## start
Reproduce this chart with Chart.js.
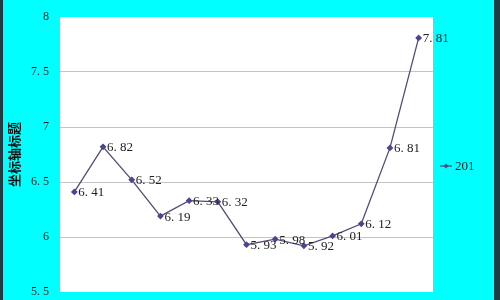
<!DOCTYPE html>
<html>
<head>
<meta charset="utf-8">
<script src="https://cdn.jsdelivr.net/npm/chart.js@4"></script>
<style>
  html, body { margin: 0; padding: 0; background: #00ffff; }
  #wrap { width: 500px; height: 300px; position: relative; }
</style>
</head>
<body>
<div id="wrap"><canvas id="chart"></canvas></div>
<script>
const categories = ['1', '2', '3', '4', '5', '6', '7', '8', '9', '10', '11', '12', '13'];
const seriesName = '201';
const values = [6.41, 6.82, 6.52, 6.19, 6.33, 6.32, 5.93, 5.98, 5.92, 6.01, 6.12, 6.81, 7.81];
const yTicks = [5.5, 6, 6.5, 7, 7.5, 8];
const yTitle = '坐标轴标题';

const lineColor = '#5b4a72';
const pointColor = '#4a4690';
const serif = '"Liberation Serif", "DejaVu Serif", serif';

// chinese-style number: "6. 41"
function fmt(v) {
  const s = String(v);
  return s.includes('.') ? s.replace('.', '. ') : s;
}

const decor = {
  id: 'decor',
  beforeDraw(chart) {
    const { ctx, chartArea: a, width, height } = chart;
    ctx.save();
    ctx.fillStyle = '#00ffff';
    ctx.fillRect(0, 0, width, height);
    ctx.fillStyle = '#ffffff';
    ctx.fillRect(a.left, a.top, a.right - a.left, a.bottom - a.top);
    ctx.fillStyle = '#1d3b42';
    ctx.fillRect(0, 0, 3, height);
    ctx.fillRect(494, 0, 6, height);
    ctx.restore();
  },
  afterDatasetsDraw(chart) {
    const { ctx } = chart;
    const meta = chart.getDatasetMeta(0);
    ctx.save();
    ctx.font = '13px ' + serif;
    ctx.fillStyle = '#222222';
    ctx.textAlign = 'left';
    ctx.textBaseline = 'middle';
    meta.data.forEach((pt, i) => {
      ctx.fillText(fmt(values[i]), pt.x + 4, pt.y + 1);
    });

    // legend
    const ly = 166;
    ctx.strokeStyle = lineColor;
    ctx.lineWidth = 1.3;
    ctx.beginPath();
    ctx.moveTo(440, ly);
    ctx.lineTo(452, ly);
    ctx.stroke();
    ctx.fillStyle = pointColor;
    ctx.beginPath();
    ctx.moveTo(446, ly - 2.5);
    ctx.lineTo(448.5, ly);
    ctx.lineTo(446, ly + 2.5);
    ctx.lineTo(443.5, ly);
    ctx.closePath();
    ctx.fill();
    ctx.fillStyle = '#222222';
    ctx.fillText(seriesName, 455, ly + 1);
    ctx.restore();
  }
};

new Chart(document.getElementById('chart'), {
  type: 'line',
  data: {
    labels: categories,
    datasets: [{
      label: seriesName,
      data: values,
      borderColor: lineColor,
      borderWidth: 1.3,
      pointStyle: 'rectRot',
      pointRadius: 2.5,
      pointBackgroundColor: pointColor,
      pointBorderColor: pointColor,
      tension: 0,
      fill: false
    }]
  },
  options: {
    responsive: true,
    maintainAspectRatio: false,
    animation: false,
    layout: { padding: { left: 0, right: 67, top: 17, bottom: 8 } },
    plugins: {
      legend: { display: false },
      tooltip: { enabled: false }
    },
    scales: {
      x: {
        type: 'category',
        offset: true,
        display: false
      },
      y: {
        min: 5.5,
        max: 8,
        afterBuildTicks: scale => { scale.ticks = yTicks.map(v => ({ value: v })); },
        afterFit: scale => {
          scale.width = 60;
          scale.paddingTop = 0;
          scale.paddingBottom = 0;
        },
        border: { display: false },
        grid: {
          drawTicks: false,
          color: c => (c.tick.value === 5.5 || c.tick.value === 8) ? 'rgba(0,0,0,0)' : '#c4c4c4',
          lineWidth: 1
        },
        ticks: {
          padding: 11,
          color: '#222222',
          font: { family: serif, size: 12 },
          callback: v => fmt(v)
        },
        title: {
          display: true,
          text: yTitle,
          color: '#111111',
          font: { family: '"Noto Sans CJK SC", sans-serif', size: 13, weight: 'bold' },
          padding: { top: 6, bottom: 0 }
        }
      }
    }
  },
  plugins: [decor]
});
</script>
</body>
</html>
## end
▸ **Work to do**
Leave out the pictures and transcribe everything else exactly.

▸ **Exercise response**
Reproduce this chart with Chart.js.
<!DOCTYPE html>
<html>
<head>
<meta charset="utf-8">
<script src="https://cdn.jsdelivr.net/npm/chart.js@4"></script>
<style>
  html, body { margin: 0; padding: 0; background: #00ffff; }
  #wrap { width: 500px; height: 300px; position: relative; }
</style>
</head>
<body>
<div id="wrap"><canvas id="chart"></canvas></div>
<script>
const categories = ['1', '2', '3', '4', '5', '6', '7', '8', '9', '10', '11', '12', '13'];
const seriesName = '201';
const values = [6.41, 6.82, 6.52, 6.19, 6.33, 6.32, 5.93, 5.98, 5.92, 6.01, 6.12, 6.81, 7.81];
const yTicks = [5.5, 6, 6.5, 7, 7.5, 8];
const yTitle = '坐标轴标题';

const lineColor = '#5b4a72';
const pointColor = '#4a4690';
const serif = '"Liberation Serif", "DejaVu Serif", serif';

// chinese-style number: "6. 41"
function fmt(v) {
  const s = String(v);
  return s.includes('.') ? s.replace('.', '. ') : s;
}

const decor = {
  id: 'decor',
  beforeDraw(chart) {
    const { ctx, chartArea: a, width, height } = chart;
    ctx.save();
    ctx.fillStyle = '#00ffff';
    ctx.fillRect(0, 0, width, height);
    ctx.fillStyle = '#ffffff';
    ctx.fillRect(a.left, a.top, a.right - a.left, a.bottom - a.top);
    ctx.fillStyle = '#1d3b42';
    ctx.fillRect(0, 0, 3, height);
    ctx.fillRect(494, 0, 6, height);
    ctx.restore();
  },
  afterDatasetsDraw(chart) {
    const { ctx } = chart;
    const meta = chart.getDatasetMeta(0);
    ctx.save();
    ctx.font = '13px ' + serif;
    ctx.fillStyle = '#222222';
    ctx.textAlign = 'left';
    ctx.textBaseline = 'middle';
    meta.data.forEach((pt, i) => {
      ctx.fillText(fmt(values[i]), pt.x + 4, pt.y + 1);
    });

    // legend
    const ly = 166;
    ctx.strokeStyle = lineColor;
    ctx.lineWidth = 1.3;
    ctx.beginPath();
    ctx.moveTo(440, ly);
    ctx.lineTo(452, ly);
    ctx.stroke();
    ctx.fillStyle = pointColor;
    ctx.beginPath();
    ctx.moveTo(446, ly - 2.5);
    ctx.lineTo(448.5, ly);
    ctx.lineTo(446, ly + 2.5);
    ctx.lineTo(443.5, ly);
    ctx.closePath();
    ctx.fill();
    ctx.fillStyle = '#222222';
    ctx.fillText(seriesName, 455, ly + 1);
    ctx.restore();
  }
};

new Chart(document.getElementById('chart'), {
  type: 'line',
  data: {
    labels: categories,
    datasets: [{
      label: seriesName,
      data: values,
      borderColor: lineColor,
      borderWidth: 1.3,
      pointStyle: 'rectRot',
      pointRadius: 2.5,
      pointBackgroundColor: pointColor,
      pointBorderColor: pointColor,
      tension: 0,
      fill: false
    }]
  },
  options: {
    responsive: true,
    maintainAspectRatio: false,
    animation: false,
    layout: { padding: { left: 0, right: 67, top: 17, bottom: 8 } },
    plugins: {
      legend: { display: false },
      tooltip: { enabled: false }
    },
    scales: {
      x: {
        type: 'category',
        offset: true,
        display: false
      },
      y: {
        min: 5.5,
        max: 8,
        afterBuildTicks: scale => { scale.ticks = yTicks.map(v => ({ value: v })); },
        afterFit: scale => {
          scale.width = 60;
          scale.paddingTop = 0;
          scale.paddingBottom = 0;
        },
        border: { display: false },
        grid: {
          drawTicks: false,
          color: c => (c.tick.value === 5.5 || c.tick.value === 8) ? 'rgba(0,0,0,0)' : '#c4c4c4',
          lineWidth: 1
        },
        ticks: {
          padding: 11,
          color: '#222222',
          font: { family: serif, size: 12 },
          callback: v => fmt(v)
        },
        title: {
          display: true,
          text: yTitle,
          color: '#111111',
          font: { family: '"Noto Sans CJK SC", sans-serif', size: 13, weight: 'bold' },
          padding: { top: 6, bottom: 0 }
        }
      }
    }
  },
  plugins: [decor]
});
</script>
</body>
</html>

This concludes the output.